Speech Limits in Supreme Court Plaza Upheld

     (CN) – The D.C. Circuit upheld a 66-year-old law prohibiting the display of a banner or placard in the plaza in front of the U.S. Supreme Court.
     Harold Hodge Jr. had challenged the law after he was charged under it in 2011 when he visited the plaza to “raise public awareness about the adverse treatment of minorities by law enforcement.”
     Then a student at the College of Southern Maryland, Hodge said he stood about 100 feet from the court’s main entrance, wearing a sign measuring 3-feet long by 2-feet wide that read: “The U.S. Gov. Allows Police to Illegally Murder and Brutalize African Americans And Hispanic People.”
     A court officer warned Hodge three times and then arrested the young man for violating Section 6135 of 40 U.S.C., which prohibits citizens from parading, standing or moving in processions in the Supreme Court building or grounds, or displaying a flag, banner, or other device designed to draw public attention to a party, organization, or movement. Those two sections of the 1949 law are known as the assemblages and display clauses.

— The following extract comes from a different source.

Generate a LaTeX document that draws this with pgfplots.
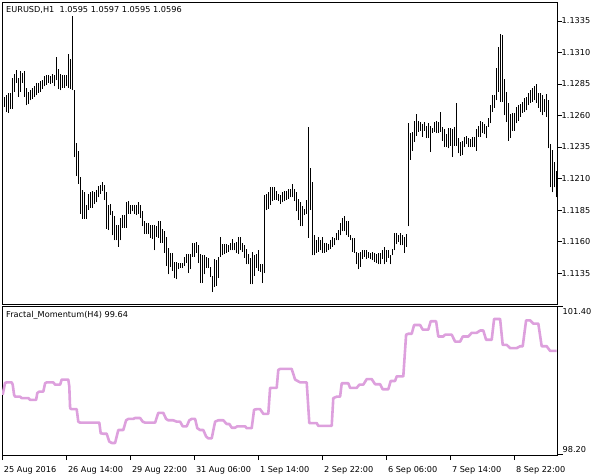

     Though D.C. prosecutors agreed to drop the charge against Hodge if he stayed away from the Supreme Court for six months, Hodge filed suit because he said Section 6135 was unconstitutional and deters him from returning to the plaza for additional picketing.
     Hodge named a U.S. Supreme Court marshal and a U.S. attorney as defendants in their official capacities. They moved to dismiss or for summary judgment.
     U.S. District Judge Beryl Howell instead granted Hodge summary judgment in a blistering 68-page opinion that slammed Section 6135 as a violation of the First Amendment.
     But D.C. Circuit reversed Howell’s 2013 decision Friday, finding that the government may limit expressive conduct in the “symbolic entry way” to the nation’s highest court.
     “The Supreme Court plaza distinctively ‘indicate[s] to the public’ that it is very much a ‘part of the Supreme Court grounds.’ The plaza has been described as the opening stage of ‘a carefully choreographed, climbing path that ultimately ends at the courtroom itself,'” Judge Sri Srinivasan wrote for a three-judge panel. “For that reason, the court’s plaza – unlike the surrounding public sidewalks, but like the courthouse it fronts – is a ‘nonpublic forum,’ an area not traditionally kept open for expressive activity by the public.”
     Srinivasan emphasized that the government may impose reasonable restrictions on citizens’ First Amendment rights, as long as the restriction is content-neutral and serves a legitimate government interest.
     Both the assemblages clause and the display clause “reasonably relate to the government’s long-recognized interests in preserving decorum in the area of a courthouse and in assuring the appearance (and actuality) of a judiciary uninfluenced by public opinion and pressure,” Srinivasan said.
     In support of its decision, the court cited the Supreme Court’s April decision in Williams-Yulee v. Fla. Bar, which lets states bar judicial candidates from personally soliciting campaign funds.
     This ruling reinforced the government’s “considerable latitude” to preserve the appearance of an independent judiciary by restricting speech, the panel found.
     It is also reasonable to forbid the display of signs on the plaza, given “the availability of an alternative site for expressive activity in the immediate vicinity: the sidewalk area directly in front of the court’s plaza,” according to the ruling.